■ Information given ■
>>>

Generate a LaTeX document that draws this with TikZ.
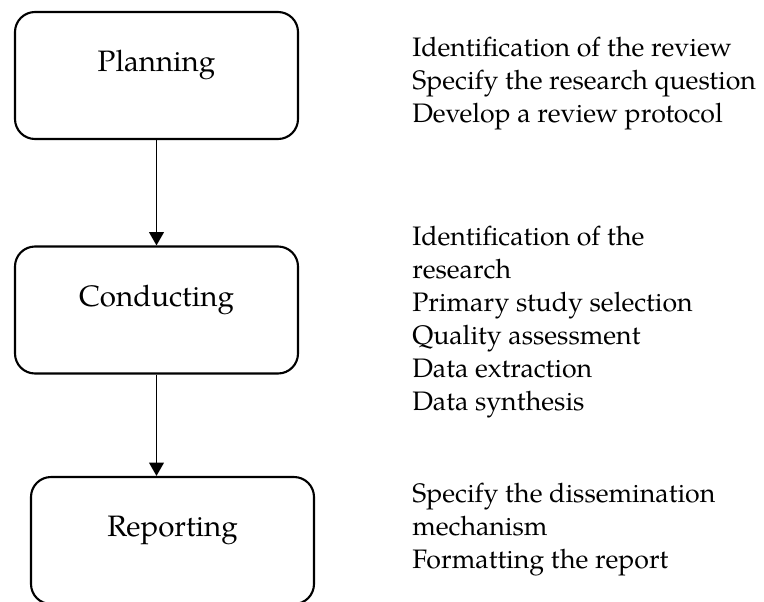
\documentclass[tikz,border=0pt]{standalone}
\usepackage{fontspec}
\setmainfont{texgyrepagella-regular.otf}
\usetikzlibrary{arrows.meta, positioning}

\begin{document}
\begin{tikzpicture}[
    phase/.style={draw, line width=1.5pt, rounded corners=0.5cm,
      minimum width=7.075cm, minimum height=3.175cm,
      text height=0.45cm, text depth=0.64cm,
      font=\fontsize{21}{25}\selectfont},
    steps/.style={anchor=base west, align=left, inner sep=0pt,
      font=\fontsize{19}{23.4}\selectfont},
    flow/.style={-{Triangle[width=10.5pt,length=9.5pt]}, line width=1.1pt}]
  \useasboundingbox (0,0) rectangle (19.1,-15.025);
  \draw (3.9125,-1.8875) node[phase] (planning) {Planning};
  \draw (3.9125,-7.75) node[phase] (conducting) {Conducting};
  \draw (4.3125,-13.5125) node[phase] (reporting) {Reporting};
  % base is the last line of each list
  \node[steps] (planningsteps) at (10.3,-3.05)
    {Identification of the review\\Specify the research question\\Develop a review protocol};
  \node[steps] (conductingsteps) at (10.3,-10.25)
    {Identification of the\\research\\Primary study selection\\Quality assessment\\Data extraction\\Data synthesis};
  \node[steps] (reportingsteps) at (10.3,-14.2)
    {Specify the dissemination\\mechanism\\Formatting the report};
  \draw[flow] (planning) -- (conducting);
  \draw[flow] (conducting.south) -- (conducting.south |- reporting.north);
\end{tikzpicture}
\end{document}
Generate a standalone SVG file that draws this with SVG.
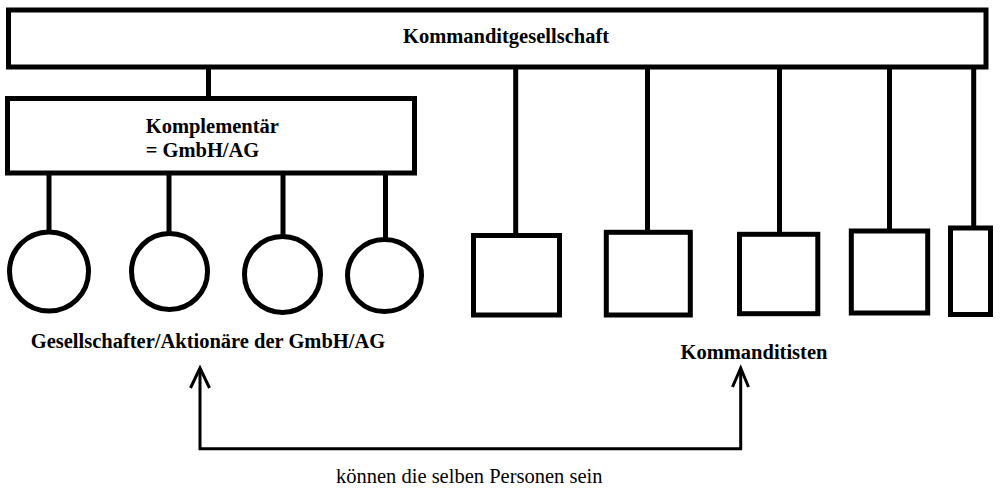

<<<

Can you retype every record above exactly, leaving out the pictures?

Generate a LaTeX document that draws this with TikZ.
\documentclass[tikz,border=0pt]{standalone}
\usepackage{fontspec}
\setmainfont{texgyrepagella-regular.otf}
\usetikzlibrary{arrows.meta, positioning}

\begin{document}
\begin{tikzpicture}[
    phase/.style={draw, line width=1.5pt, rounded corners=0.5cm,
      minimum width=7.075cm, minimum height=3.175cm,
      text height=0.45cm, text depth=0.64cm,
      font=\fontsize{21}{25}\selectfont},
    steps/.style={anchor=base west, align=left, inner sep=0pt,
      font=\fontsize{19}{23.4}\selectfont},
    flow/.style={-{Triangle[width=10.5pt,length=9.5pt]}, line width=1.1pt}]
  \useasboundingbox (0,0) rectangle (19.1,-15.025);
  \draw (3.9125,-1.8875) node[phase] (planning) {Planning};
  \draw (3.9125,-7.75) node[phase] (conducting) {Conducting};
  \draw (4.3125,-13.5125) node[phase] (reporting) {Reporting};
  % base is the last line of each list
  \node[steps] (planningsteps) at (10.3,-3.05)
    {Identification of the review\\Specify the research question\\Develop a review protocol};
  \node[steps] (conductingsteps) at (10.3,-10.25)
    {Identification of the\\research\\Primary study selection\\Quality assessment\\Data extraction\\Data synthesis};
  \node[steps] (reportingsteps) at (10.3,-14.2)
    {Specify the dissemination\\mechanism\\Formatting the report};
  \draw[flow] (planning) -- (conducting);
  \draw[flow] (conducting.south) -- (conducting.south |- reporting.north);
\end{tikzpicture}
\end{document}
Generate a standalone SVG file that draws this with SVG.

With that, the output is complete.